Maximal Gain and Phase Margins Attainable by PID Control

In this paper, we study the gain and phase margins achievable by PID controllers in stabilizing linear time-invariant (LTI) systems. The problem under consideration amounts to determining the largest ranges of gain and phase variations such that there exists a single PID controller capable of stabilizing all the plants within the variation ranges. We consider low-order systems, notably the first- and second-order systems. For each class of these systems, we derive explicit expressions of the maximal gain and phase margins achievable. The results demonstrate analytically how a plant's unstable poles and nonminimum phase zeros may confine the maximal gain and phase margins attainable by PID control, which lead to a number of useful observations. First, for minimum phase systems, we show that the maximal gain and phase margins achievable by PID controllers coincide with those by general LTI controllers.
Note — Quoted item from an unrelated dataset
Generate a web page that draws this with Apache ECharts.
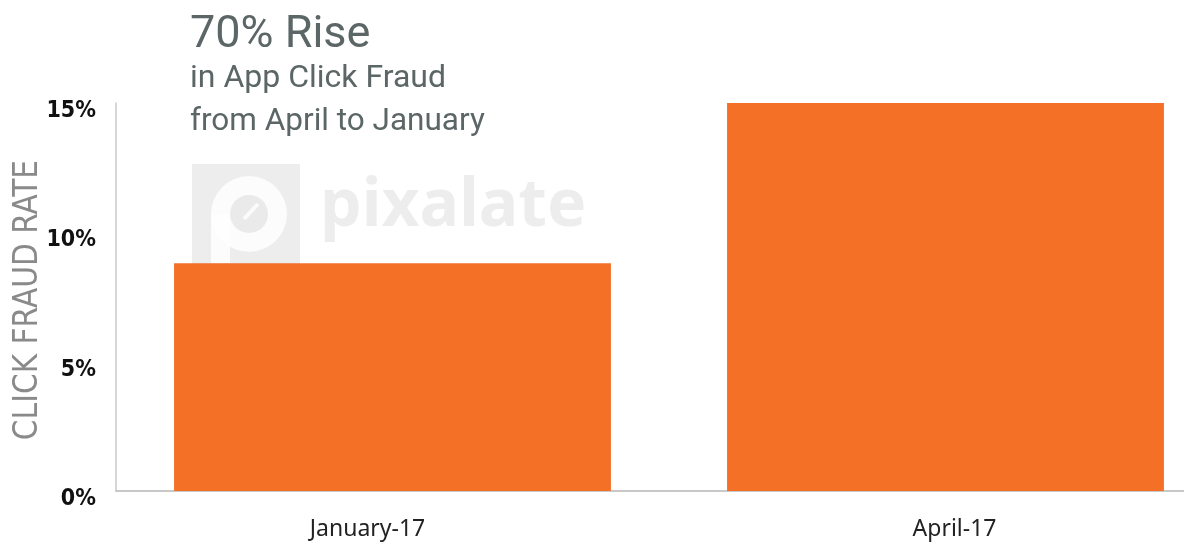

Second, for nonminimum phase systems, we show that LTI controllers perform no better than twice than PID controllers, in the sense that the maximal gain and phase margins achievable by general LTI controllers are within a factor of two of those by PID controllers, whereas the former is measured on a logarithmic scale and latter on a linear scale. Finally, we show that PID and PD controllers achieve the same maximal margins, indicating that integral control is immaterial in improving a system's robustness in feedback stabilization. These results thus provide useful insights into PID control, and from a system robustness perspective, offer an interpretation on the effectiveness of PID controllers.